• [Task brief]
Provide an exact copy of the data, excluding the images.

• [Task inputs]

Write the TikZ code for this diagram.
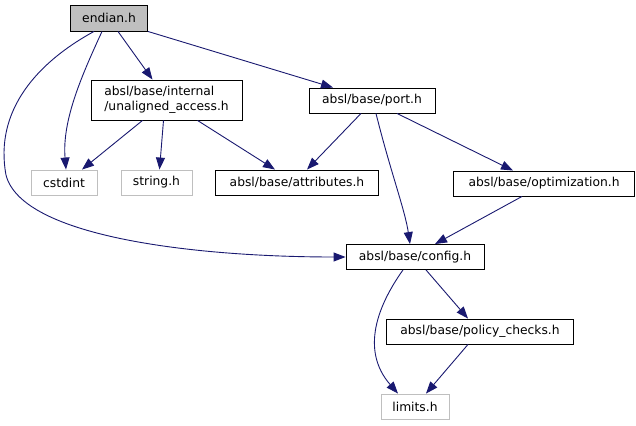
\documentclass[tikz,border=0pt]{standalone}
\usepackage{fontspec}
\setmainfont{DejaVu Sans}
\usetikzlibrary{arrows.meta}
\definecolor{edgeblue}{HTML}{191970}
\definecolor{greyfill}{HTML}{BFBFBF}
\definecolor{greyline}{HTML}{BFBFBF}
\tikzset{
  box/.style={draw=black, line width=0.9pt, inner sep=0pt, minimum height=25pt, font=\fontsize{12.3}{14.5}\selectfont},
  extbox/.style={box, draw=greyline},
  dep/.style={draw=edgeblue, line width=0.9pt, -{Triangle[length=12pt,width=9pt]}},
}
\begin{document}
\begin{tikzpicture}[x=1pt,y=-1pt]
\useasboundingbox (0,0) rectangle (636,425);
\node[box, fill=greyfill, minimum width=77pt, minimum height=26pt] (endian) at (109,18) {endian.h};
\node[box, minimum width=151pt, minimum height=40pt, align=left] (unal) at (166.5,100) {absl/base/internal\\/unaligned\_access.h};
\node[box, minimum width=126pt] (port) at (372,100.5) {absl/base/port.h};
\node[extbox, minimum width=66pt] (cstdint) at (64,182.5) {cstdint};
\node[extbox, minimum width=71pt] (string) at (156.5,182.5) {string.h};
\node[box, minimum width=163pt] (attr) at (297,182.5) {absl/base/attributes.h};
\node[box, minimum width=181pt] (opt) at (544,183.5) {absl/base/optimization.h};
\node[box, minimum width=138pt] (config) at (415,257) {absl/base/config.h};
\node[box, minimum width=187pt] (policy) at (480,331.5) {absl/base/policy\_checks.h};
\node[extbox, minimum width=68pt] (limits) at (415,406.5) {limits.h};

\draw[dep] ([xshift=-7pt]endian.south) .. controls (82,75) and (62,120) .. ([xshift=2pt]cstdint.north);
\draw[dep] ([xshift=-15pt]endian.south) .. controls (38,62) and (-6,110) .. (6,175) .. controls (22,238) and (200,257) .. (config.west);
\draw[dep] ([xshift=9pt]endian.south) -- ([xshift=-14pt]unal.north);
\draw[dep] (endian.south east) -- ([xshift=-39pt]port.north);
\draw[dep] ([xshift=-24pt]unal.south) -- ([xshift=18pt]cstdint.north);
\draw[dep] ([xshift=-3pt]unal.south) -- ([xshift=3pt]string.north);
\draw[dep] ([xshift=31pt]unal.south) -- ([xshift=-22pt]attr.north);
\draw[dep] ([xshift=-11pt]port.south) -- ([xshift=10pt]attr.north);
\draw[dep] ([xshift=4pt]port.south) .. controls (390,170) and (405,210) .. ([xshift=-5pt]config.north);
\draw[dep] ([xshift=25pt]port.south) -- ([xshift=-31pt]opt.north);
\draw[dep] ([xshift=-22pt]opt.south) -- ([xshift=20pt]config.north);
\draw[dep] ([xshift=11pt]config.south) -- ([xshift=-12pt]policy.north);
\draw[dep] ([xshift=-12pt]config.south) .. controls (378,305) and (360,350) .. ([xshift=-17pt]limits.north);
\draw[dep] ([xshift=-12pt]policy.south) -- ([xshift=11pt]limits.north);
\end{tikzpicture}
\end{document}
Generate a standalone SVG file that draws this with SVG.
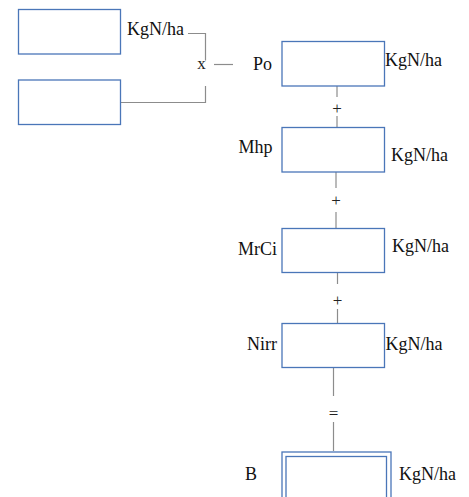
<svg xmlns="http://www.w3.org/2000/svg" width="469" height="497" viewBox="0 0 469 497">
<style>
.box{fill:#fff;stroke:#4a76b8;stroke-width:1.3}
.ln{fill:none;stroke:#8c8c8c;stroke-width:1.2}
.t{font-family:"Liberation Serif","Times New Roman",serif;font-size:18px;fill:#111}
.op{font-family:"Liberation Serif","Times New Roman",serif;font-size:17px;fill:#222;text-anchor:middle}
</style>
<rect width="469" height="497" fill="#fff"/>
<g id="connectors">
<polyline class="ln" points="188,33.5 205.5,33.5 205.5,60.5"/>
<polyline class="ln" points="205.5,86 205.5,102.5 120.5,102.5"/>
<line class="ln" x1="214" y1="64.5" x2="233" y2="64.5"/>
<line class="ln" x1="337" y1="83" x2="337" y2="97"/>
<line class="ln" x1="337" y1="116" x2="337" y2="128"/>
<line class="ln" x1="336" y1="169" x2="336" y2="188"/>
<line class="ln" x1="336" y1="212" x2="336" y2="229"/>
<line class="ln" x1="337.5" y1="269" x2="337.5" y2="284"/>
<line class="ln" x1="337.5" y1="309" x2="337.5" y2="324"/>
<line class="ln" x1="333.5" y1="367" x2="333.5" y2="396"/>
<line class="ln" x1="333.5" y1="422" x2="333.5" y2="451"/>
<text class="op" x="201.5" y="69">x</text>
<text class="op" x="337" y="114">+</text>
<text class="op" x="336" y="206">+</text>
<text class="op" x="337.5" y="306">+</text>
<text class="op" x="333.5" y="419">=</text>
</g>
<g id="box1">
<rect class="box" x="18.5" y="9.5" width="102" height="44.5"/>
<text class="t" x="127" y="35">KgN/ha</text>
</g>
<g id="box2">
<rect class="box" x="18.5" y="80" width="102" height="44.5"/>
</g>
<g id="po">
<rect class="box" x="282" y="41.5" width="102.5" height="44.5"/>
<text class="t" x="253" y="69.5">Po</text>
<text class="t" x="385" y="66">KgN/ha</text>
</g>
<g id="mhp">
<rect class="box" x="282" y="127.5" width="102.5" height="44.5"/>
<text class="t" x="238.5" y="152.5">Mhp</text>
<text class="t" x="391" y="160.5">KgN/ha</text>
</g>
<g id="mrci">
<rect class="box" x="282" y="228.5" width="102.5" height="44"/>
<text class="t" x="238" y="255">MrCi</text>
<text class="t" x="392" y="251.5">KgN/ha</text>
</g>
<g id="nirr">
<rect class="box" x="282" y="323.5" width="102.5" height="44"/>
<text class="t" x="247" y="350">Nirr</text>
<text class="t" x="385.5" y="350">KgN/ha</text>
</g>
<g id="b">
<rect class="box" x="282" y="452" width="109" height="60"/>
<rect class="box" x="286" y="456.5" width="100.5" height="60"/>
<text class="t" x="245" y="480">B</text>
<text class="t" x="399" y="480">KgN/ha</text>
</g>
</svg>
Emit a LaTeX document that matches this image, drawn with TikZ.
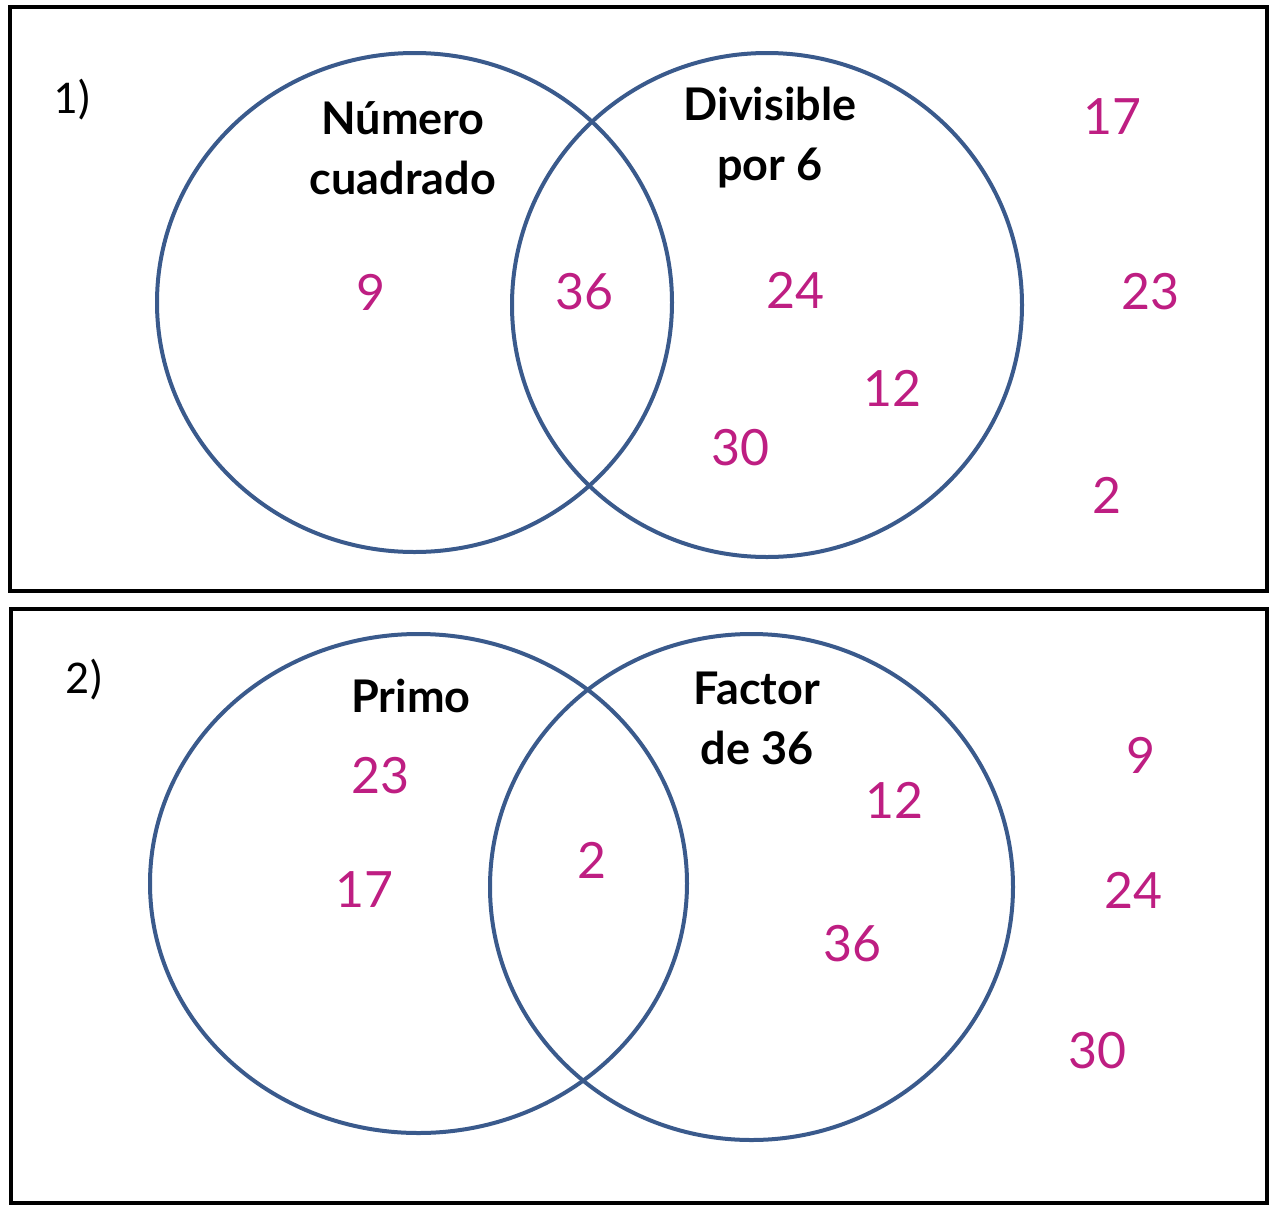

• [Full response]
Write the TikZ code for this diagram.
\documentclass[tikz,border=0pt]{standalone}
\usepackage{fontspec}
\setmainfont{DejaVu Sans}
\usetikzlibrary{arrows.meta}
\definecolor{edgeblue}{HTML}{191970}
\definecolor{greyfill}{HTML}{BFBFBF}
\definecolor{greyline}{HTML}{BFBFBF}
\tikzset{
  box/.style={draw=black, line width=0.9pt, inner sep=0pt, minimum height=25pt, font=\fontsize{12.3}{14.5}\selectfont},
  extbox/.style={box, draw=greyline},
  dep/.style={draw=edgeblue, line width=0.9pt, -{Triangle[length=12pt,width=9pt]}},
}
\begin{document}
\begin{tikzpicture}[x=1pt,y=-1pt]
\useasboundingbox (0,0) rectangle (636,425);
\node[box, fill=greyfill, minimum width=77pt, minimum height=26pt] (endian) at (109,18) {endian.h};
\node[box, minimum width=151pt, minimum height=40pt, align=left] (unal) at (166.5,100) {absl/base/internal\\/unaligned\_access.h};
\node[box, minimum width=126pt] (port) at (372,100.5) {absl/base/port.h};
\node[extbox, minimum width=66pt] (cstdint) at (64,182.5) {cstdint};
\node[extbox, minimum width=71pt] (string) at (156.5,182.5) {string.h};
\node[box, minimum width=163pt] (attr) at (297,182.5) {absl/base/attributes.h};
\node[box, minimum width=181pt] (opt) at (544,183.5) {absl/base/optimization.h};
\node[box, minimum width=138pt] (config) at (415,257) {absl/base/config.h};
\node[box, minimum width=187pt] (policy) at (480,331.5) {absl/base/policy\_checks.h};
\node[extbox, minimum width=68pt] (limits) at (415,406.5) {limits.h};

\draw[dep] ([xshift=-7pt]endian.south) .. controls (82,75) and (62,120) .. ([xshift=2pt]cstdint.north);
\draw[dep] ([xshift=-15pt]endian.south) .. controls (38,62) and (-6,110) .. (6,175) .. controls (22,238) and (200,257) .. (config.west);
\draw[dep] ([xshift=9pt]endian.south) -- ([xshift=-14pt]unal.north);
\draw[dep] (endian.south east) -- ([xshift=-39pt]port.north);
\draw[dep] ([xshift=-24pt]unal.south) -- ([xshift=18pt]cstdint.north);
\draw[dep] ([xshift=-3pt]unal.south) -- ([xshift=3pt]string.north);
\draw[dep] ([xshift=31pt]unal.south) -- ([xshift=-22pt]attr.north);
\draw[dep] ([xshift=-11pt]port.south) -- ([xshift=10pt]attr.north);
\draw[dep] ([xshift=4pt]port.south) .. controls (390,170) and (405,210) .. ([xshift=-5pt]config.north);
\draw[dep] ([xshift=25pt]port.south) -- ([xshift=-31pt]opt.north);
\draw[dep] ([xshift=-22pt]opt.south) -- ([xshift=20pt]config.north);
\draw[dep] ([xshift=11pt]config.south) -- ([xshift=-12pt]policy.north);
\draw[dep] ([xshift=-12pt]config.south) .. controls (378,305) and (360,350) .. ([xshift=-17pt]limits.north);
\draw[dep] ([xshift=-12pt]policy.south) -- ([xshift=11pt]limits.north);
\end{tikzpicture}
\end{document}
Generate a standalone SVG file that draws this with SVG.
<svg xmlns="http://www.w3.org/2000/svg" width="469" height="497" viewBox="0 0 469 497">
<style>
.box{fill:#fff;stroke:#4a76b8;stroke-width:1.3}
.ln{fill:none;stroke:#8c8c8c;stroke-width:1.2}
.t{font-family:"Liberation Serif","Times New Roman",serif;font-size:18px;fill:#111}
.op{font-family:"Liberation Serif","Times New Roman",serif;font-size:17px;fill:#222;text-anchor:middle}
</style>
<rect width="469" height="497" fill="#fff"/>
<g id="connectors">
<polyline class="ln" points="188,33.5 205.5,33.5 205.5,60.5"/>
<polyline class="ln" points="205.5,86 205.5,102.5 120.5,102.5"/>
<line class="ln" x1="214" y1="64.5" x2="233" y2="64.5"/>
<line class="ln" x1="337" y1="83" x2="337" y2="97"/>
<line class="ln" x1="337" y1="116" x2="337" y2="128"/>
<line class="ln" x1="336" y1="169" x2="336" y2="188"/>
<line class="ln" x1="336" y1="212" x2="336" y2="229"/>
<line class="ln" x1="337.5" y1="269" x2="337.5" y2="284"/>
<line class="ln" x1="337.5" y1="309" x2="337.5" y2="324"/>
<line class="ln" x1="333.5" y1="367" x2="333.5" y2="396"/>
<line class="ln" x1="333.5" y1="422" x2="333.5" y2="451"/>
<text class="op" x="201.5" y="69">x</text>
<text class="op" x="337" y="114">+</text>
<text class="op" x="336" y="206">+</text>
<text class="op" x="337.5" y="306">+</text>
<text class="op" x="333.5" y="419">=</text>
</g>
<g id="box1">
<rect class="box" x="18.5" y="9.5" width="102" height="44.5"/>
<text class="t" x="127" y="35">KgN/ha</text>
</g>
<g id="box2">
<rect class="box" x="18.5" y="80" width="102" height="44.5"/>
</g>
<g id="po">
<rect class="box" x="282" y="41.5" width="102.5" height="44.5"/>
<text class="t" x="253" y="69.5">Po</text>
<text class="t" x="385" y="66">KgN/ha</text>
</g>
<g id="mhp">
<rect class="box" x="282" y="127.5" width="102.5" height="44.5"/>
<text class="t" x="238.5" y="152.5">Mhp</text>
<text class="t" x="391" y="160.5">KgN/ha</text>
</g>
<g id="mrci">
<rect class="box" x="282" y="228.5" width="102.5" height="44"/>
<text class="t" x="238" y="255">MrCi</text>
<text class="t" x="392" y="251.5">KgN/ha</text>
</g>
<g id="nirr">
<rect class="box" x="282" y="323.5" width="102.5" height="44"/>
<text class="t" x="247" y="350">Nirr</text>
<text class="t" x="385.5" y="350">KgN/ha</text>
</g>
<g id="b">
<rect class="box" x="282" y="452" width="109" height="60"/>
<rect class="box" x="286" y="456.5" width="100.5" height="60"/>
<text class="t" x="245" y="480">B</text>
<text class="t" x="399" y="480">KgN/ha</text>
</g>
</svg>
Emit a LaTeX document that matches this image, drawn with TikZ.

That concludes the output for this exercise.